The practical takeaway is that in a data breach, “unclassified” does not mean “unimportant.” Even non-mission systems can hold the keys to the kingdom.
Lessons for local governments and small businesses
1. Treat external servers like production, because attackers will
The phrase “outside the corporate network” often becomes a mental shortcut for “lower risk.” In reality, external systems are frequently higher risk because they are internet-facing and more lightly monitored. Inventory every external server, cloud instance, and SaaS tool. If you cannot name it, you cannot secure it.
Action: Maintain a simple asset list that includes purpose, owner, vendor, authentication method, and patch responsibility. Review it quarterly.
2. Lock down collaboration and dev tools, even if you are not a software company
Many local governments and small businesses use tools like ticketing systems, file sharing, knowledge bases, website code repositories, and automation platforms. These hold documents, internal discussions, and often credentials.
Action: Enforce MFA, restrict admin accounts, and use IP allow lists or VPN access where possible. Limit public exposure. Turn off anonymous access and remove dormant users.
3. Eliminate hardcoded credentials and reduce secrets sprawl
Attackers love repositories and build pipelines because they often contain reusable credentials and tokens. If a single token grants access to backups, cloud consoles, or payment systems, a breach can escalate quickly.
Action: Move secrets into a dedicated secrets manager or secure vault, rotate keys regularly, and implement scanning to detect secrets committed into repositories. If you do not have a dev team, the same principle applies to shared spreadsheets, password documents, and emailed credentials.
4. Segment access, but do not stop there
Network segmentation is good hygiene, but it is not a magic shield. ESA’s incident shows that external servers can still create major exposure.
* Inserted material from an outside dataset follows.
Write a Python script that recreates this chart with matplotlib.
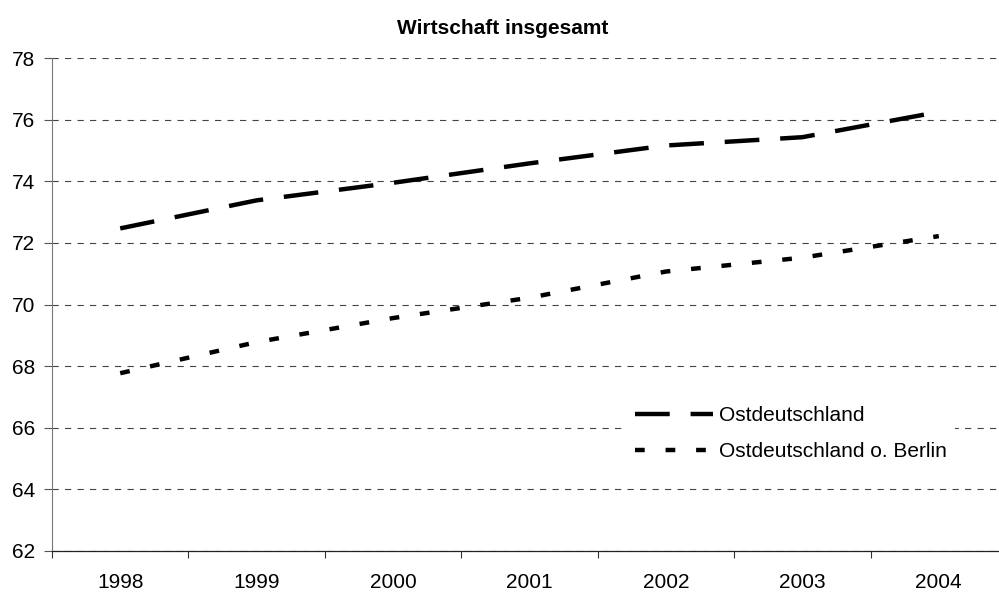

Segmentation must be paired with strong identity controls and monitoring.
Action: Use least privilege and role-based access. Ensure external tools cannot access internal systems without additional authentication and logging.
5. Monitor for data exfiltration and unusual access patterns
Many organizations focus on keeping attackers out, but detection matters just as much. If someone is downloading massive volumes of data or accessing repositories at odd hours from new locations, you want alerts.
Action: Enable audit logs in your key platforms, forward logs to a central place if possible, and set basic alerts for suspicious sign-ins, admin actions, and bulk downloads.
6. Assume breach, plan a response, and practice it
ESA initiated a forensic investigation and stakeholder notifications. Smaller organizations need the same muscle, even if scaled down.
Action: Write a one-page incident response checklist with who to call, how to isolate systems, where backups live, and how communications will be handled. Run a tabletop data breach exercise once or twice a year.
The European Space Agency data breach is a reminder that attackers often do not need to penetrate the most protected part of an organization first. They go after exposed systems, lightly governed ones, and those rich in credentials. External collaboration servers, code repositories, ticketing systems, and documentation platforms are no longer side systems. They are primary targets.
If your organization has anything “outside the network” that you rarely think about, treat this incident as a prompt to inventory it, secure it, monitor it, and reduce the amount of sensitive access it can grant. That is how you prevent a smaller incident from becoming your headline.